>> Begin

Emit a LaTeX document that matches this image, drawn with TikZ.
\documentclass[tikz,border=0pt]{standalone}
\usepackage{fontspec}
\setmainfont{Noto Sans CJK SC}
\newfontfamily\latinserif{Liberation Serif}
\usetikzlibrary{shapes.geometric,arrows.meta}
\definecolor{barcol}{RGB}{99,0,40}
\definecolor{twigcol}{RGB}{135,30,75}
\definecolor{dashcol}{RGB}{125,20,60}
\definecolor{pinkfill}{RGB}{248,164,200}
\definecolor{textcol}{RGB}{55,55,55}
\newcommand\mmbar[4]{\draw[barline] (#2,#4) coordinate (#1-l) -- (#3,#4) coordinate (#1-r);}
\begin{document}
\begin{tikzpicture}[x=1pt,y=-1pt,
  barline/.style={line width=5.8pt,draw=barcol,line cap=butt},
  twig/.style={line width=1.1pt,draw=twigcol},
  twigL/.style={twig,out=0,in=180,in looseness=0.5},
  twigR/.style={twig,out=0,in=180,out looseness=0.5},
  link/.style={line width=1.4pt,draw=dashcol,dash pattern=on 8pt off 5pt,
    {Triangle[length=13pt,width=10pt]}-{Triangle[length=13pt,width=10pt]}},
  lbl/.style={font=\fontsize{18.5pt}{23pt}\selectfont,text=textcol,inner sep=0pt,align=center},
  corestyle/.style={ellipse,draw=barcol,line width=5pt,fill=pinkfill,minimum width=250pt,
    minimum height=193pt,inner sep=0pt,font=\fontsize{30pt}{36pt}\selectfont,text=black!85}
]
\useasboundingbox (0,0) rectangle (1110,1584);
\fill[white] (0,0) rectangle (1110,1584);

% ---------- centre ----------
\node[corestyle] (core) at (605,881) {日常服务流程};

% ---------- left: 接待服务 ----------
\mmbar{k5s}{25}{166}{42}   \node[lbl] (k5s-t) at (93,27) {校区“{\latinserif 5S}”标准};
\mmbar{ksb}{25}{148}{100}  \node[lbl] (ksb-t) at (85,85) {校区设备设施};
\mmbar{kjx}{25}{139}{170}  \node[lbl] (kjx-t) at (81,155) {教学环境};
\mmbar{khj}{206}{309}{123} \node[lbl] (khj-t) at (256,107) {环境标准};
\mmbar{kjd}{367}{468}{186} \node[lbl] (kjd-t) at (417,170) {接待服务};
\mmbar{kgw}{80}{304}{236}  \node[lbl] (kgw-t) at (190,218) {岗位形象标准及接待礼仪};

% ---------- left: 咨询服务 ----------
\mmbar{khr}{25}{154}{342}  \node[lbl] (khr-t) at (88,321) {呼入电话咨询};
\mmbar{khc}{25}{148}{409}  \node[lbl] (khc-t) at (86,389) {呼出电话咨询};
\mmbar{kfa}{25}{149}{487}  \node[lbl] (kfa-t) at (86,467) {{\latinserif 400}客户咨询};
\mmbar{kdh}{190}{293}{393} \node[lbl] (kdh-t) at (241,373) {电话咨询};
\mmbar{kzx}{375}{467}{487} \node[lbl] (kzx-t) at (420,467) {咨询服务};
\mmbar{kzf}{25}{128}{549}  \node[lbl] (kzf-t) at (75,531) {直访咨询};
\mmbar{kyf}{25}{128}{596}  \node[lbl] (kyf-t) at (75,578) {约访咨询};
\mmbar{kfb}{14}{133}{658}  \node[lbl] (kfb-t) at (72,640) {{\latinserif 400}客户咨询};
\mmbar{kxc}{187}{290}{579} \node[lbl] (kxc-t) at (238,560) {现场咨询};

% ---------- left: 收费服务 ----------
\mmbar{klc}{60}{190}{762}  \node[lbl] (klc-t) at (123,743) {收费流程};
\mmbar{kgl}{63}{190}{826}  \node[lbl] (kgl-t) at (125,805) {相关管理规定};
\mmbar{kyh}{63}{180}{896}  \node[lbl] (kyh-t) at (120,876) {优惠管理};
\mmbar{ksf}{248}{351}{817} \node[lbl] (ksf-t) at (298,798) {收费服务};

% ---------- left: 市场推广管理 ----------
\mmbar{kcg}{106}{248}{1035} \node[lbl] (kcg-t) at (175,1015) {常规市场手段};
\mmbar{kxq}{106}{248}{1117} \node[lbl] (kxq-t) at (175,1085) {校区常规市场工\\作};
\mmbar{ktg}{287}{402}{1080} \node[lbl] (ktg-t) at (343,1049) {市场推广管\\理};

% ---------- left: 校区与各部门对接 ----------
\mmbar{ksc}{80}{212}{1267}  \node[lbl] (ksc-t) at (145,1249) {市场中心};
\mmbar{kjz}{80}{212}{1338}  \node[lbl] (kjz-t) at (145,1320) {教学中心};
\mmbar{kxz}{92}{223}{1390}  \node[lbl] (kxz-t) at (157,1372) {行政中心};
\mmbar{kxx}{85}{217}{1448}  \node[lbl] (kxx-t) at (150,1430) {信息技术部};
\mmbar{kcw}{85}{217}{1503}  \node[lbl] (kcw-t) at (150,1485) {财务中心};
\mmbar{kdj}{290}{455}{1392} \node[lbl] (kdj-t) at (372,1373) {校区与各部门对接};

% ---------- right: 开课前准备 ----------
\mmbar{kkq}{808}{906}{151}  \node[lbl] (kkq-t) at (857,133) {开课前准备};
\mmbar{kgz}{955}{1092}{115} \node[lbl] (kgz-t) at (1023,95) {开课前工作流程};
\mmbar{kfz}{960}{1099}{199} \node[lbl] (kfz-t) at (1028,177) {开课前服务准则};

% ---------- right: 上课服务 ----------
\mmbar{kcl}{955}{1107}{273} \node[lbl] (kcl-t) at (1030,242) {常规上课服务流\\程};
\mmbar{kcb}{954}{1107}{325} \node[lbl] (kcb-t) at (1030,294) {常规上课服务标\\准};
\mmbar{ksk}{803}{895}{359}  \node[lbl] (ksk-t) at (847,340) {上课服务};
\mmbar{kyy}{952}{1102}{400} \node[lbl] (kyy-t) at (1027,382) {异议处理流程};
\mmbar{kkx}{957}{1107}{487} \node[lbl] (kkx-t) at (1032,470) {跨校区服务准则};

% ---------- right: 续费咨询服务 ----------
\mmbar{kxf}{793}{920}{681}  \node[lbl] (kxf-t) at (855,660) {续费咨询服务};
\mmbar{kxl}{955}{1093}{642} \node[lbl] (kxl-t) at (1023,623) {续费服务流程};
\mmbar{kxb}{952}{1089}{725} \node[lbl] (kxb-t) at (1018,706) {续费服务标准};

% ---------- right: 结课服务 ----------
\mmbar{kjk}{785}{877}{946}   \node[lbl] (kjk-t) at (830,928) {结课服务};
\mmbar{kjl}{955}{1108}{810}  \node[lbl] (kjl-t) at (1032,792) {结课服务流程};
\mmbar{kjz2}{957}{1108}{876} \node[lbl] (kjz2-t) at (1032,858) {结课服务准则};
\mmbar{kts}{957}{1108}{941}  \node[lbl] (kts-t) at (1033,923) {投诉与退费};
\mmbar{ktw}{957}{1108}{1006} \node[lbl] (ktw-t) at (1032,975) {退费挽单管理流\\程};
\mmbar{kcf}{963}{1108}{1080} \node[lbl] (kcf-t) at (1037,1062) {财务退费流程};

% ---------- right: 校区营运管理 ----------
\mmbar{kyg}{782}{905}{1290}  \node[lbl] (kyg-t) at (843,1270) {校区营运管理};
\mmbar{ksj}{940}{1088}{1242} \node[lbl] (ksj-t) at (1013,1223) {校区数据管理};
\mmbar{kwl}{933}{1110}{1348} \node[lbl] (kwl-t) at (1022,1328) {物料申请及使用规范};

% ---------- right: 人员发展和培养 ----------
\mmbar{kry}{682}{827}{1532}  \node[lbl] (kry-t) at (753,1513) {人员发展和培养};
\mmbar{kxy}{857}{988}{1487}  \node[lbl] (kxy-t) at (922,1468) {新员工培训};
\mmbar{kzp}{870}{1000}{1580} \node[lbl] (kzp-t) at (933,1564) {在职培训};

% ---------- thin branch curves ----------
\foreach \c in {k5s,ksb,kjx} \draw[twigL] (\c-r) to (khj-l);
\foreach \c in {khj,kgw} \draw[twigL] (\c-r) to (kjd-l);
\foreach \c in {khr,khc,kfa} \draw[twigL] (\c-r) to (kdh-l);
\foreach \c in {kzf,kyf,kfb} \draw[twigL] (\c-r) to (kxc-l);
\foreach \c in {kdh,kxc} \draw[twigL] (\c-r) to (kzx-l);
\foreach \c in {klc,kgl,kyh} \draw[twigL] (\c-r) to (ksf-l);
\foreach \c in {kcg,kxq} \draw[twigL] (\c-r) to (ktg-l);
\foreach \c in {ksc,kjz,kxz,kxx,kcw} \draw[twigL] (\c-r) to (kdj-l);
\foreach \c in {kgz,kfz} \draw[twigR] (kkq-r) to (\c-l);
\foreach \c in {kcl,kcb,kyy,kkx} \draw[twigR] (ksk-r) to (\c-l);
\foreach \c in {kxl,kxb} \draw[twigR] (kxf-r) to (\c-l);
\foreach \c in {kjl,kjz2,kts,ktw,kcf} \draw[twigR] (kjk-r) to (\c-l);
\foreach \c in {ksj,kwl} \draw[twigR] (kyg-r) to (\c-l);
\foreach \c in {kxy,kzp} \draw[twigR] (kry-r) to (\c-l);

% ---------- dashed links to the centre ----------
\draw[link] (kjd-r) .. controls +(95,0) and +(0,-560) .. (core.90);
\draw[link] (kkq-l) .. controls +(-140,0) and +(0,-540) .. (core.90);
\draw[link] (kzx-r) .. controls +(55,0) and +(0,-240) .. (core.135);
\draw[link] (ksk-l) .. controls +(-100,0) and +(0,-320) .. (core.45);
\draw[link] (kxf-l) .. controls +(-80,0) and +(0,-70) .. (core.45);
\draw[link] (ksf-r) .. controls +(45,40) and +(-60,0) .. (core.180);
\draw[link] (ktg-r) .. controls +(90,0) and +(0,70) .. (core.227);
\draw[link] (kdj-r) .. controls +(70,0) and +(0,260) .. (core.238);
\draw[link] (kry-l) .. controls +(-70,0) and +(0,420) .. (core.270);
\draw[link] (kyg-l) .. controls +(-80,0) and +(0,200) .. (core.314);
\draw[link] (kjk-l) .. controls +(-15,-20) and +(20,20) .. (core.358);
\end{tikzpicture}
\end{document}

>> End

= Given task =
Return the lines above precisely as they appear, beginning at the first line and ending at the line with "(kgw-t) at (190,218)", and nothing after it.

= Reply to the exercise =
Emit a LaTeX document that matches this image, drawn with TikZ.
\documentclass[tikz,border=0pt]{standalone}
\usepackage{fontspec}
\setmainfont{Noto Sans CJK SC}
\newfontfamily\latinserif{Liberation Serif}
\usetikzlibrary{shapes.geometric,arrows.meta}
\definecolor{barcol}{RGB}{99,0,40}
\definecolor{twigcol}{RGB}{135,30,75}
\definecolor{dashcol}{RGB}{125,20,60}
\definecolor{pinkfill}{RGB}{248,164,200}
\definecolor{textcol}{RGB}{55,55,55}
\newcommand\mmbar[4]{\draw[barline] (#2,#4) coordinate (#1-l) -- (#3,#4) coordinate (#1-r);}
\begin{document}
\begin{tikzpicture}[x=1pt,y=-1pt,
  barline/.style={line width=5.8pt,draw=barcol,line cap=butt},
  twig/.style={line width=1.1pt,draw=twigcol},
  twigL/.style={twig,out=0,in=180,in looseness=0.5},
  twigR/.style={twig,out=0,in=180,out looseness=0.5},
  link/.style={line width=1.4pt,draw=dashcol,dash pattern=on 8pt off 5pt,
    {Triangle[length=13pt,width=10pt]}-{Triangle[length=13pt,width=10pt]}},
  lbl/.style={font=\fontsize{18.5pt}{23pt}\selectfont,text=textcol,inner sep=0pt,align=center},
  corestyle/.style={ellipse,draw=barcol,line width=5pt,fill=pinkfill,minimum width=250pt,
    minimum height=193pt,inner sep=0pt,font=\fontsize{30pt}{36pt}\selectfont,text=black!85}
]
\useasboundingbox (0,0) rectangle (1110,1584);
\fill[white] (0,0) rectangle (1110,1584);

% ---------- centre ----------
\node[corestyle] (core) at (605,881) {日常服务流程};

% ---------- left: 接待服务 ----------
\mmbar{k5s}{25}{166}{42}   \node[lbl] (k5s-t) at (93,27) {校区“{\latinserif 5S}”标准};
\mmbar{ksb}{25}{148}{100}  \node[lbl] (ksb-t) at (85,85) {校区设备设施};
\mmbar{kjx}{25}{139}{170}  \node[lbl] (kjx-t) at (81,155) {教学环境};
\mmbar{khj}{206}{309}{123} \node[lbl] (khj-t) at (256,107) {环境标准};
\mmbar{kjd}{367}{468}{186} \node[lbl] (kjd-t) at (417,170) {接待服务};
\mmbar{kgw}{80}{304}{236}  \node[lbl] (kgw-t) at (190,218) {岗位形象标准及接待礼仪};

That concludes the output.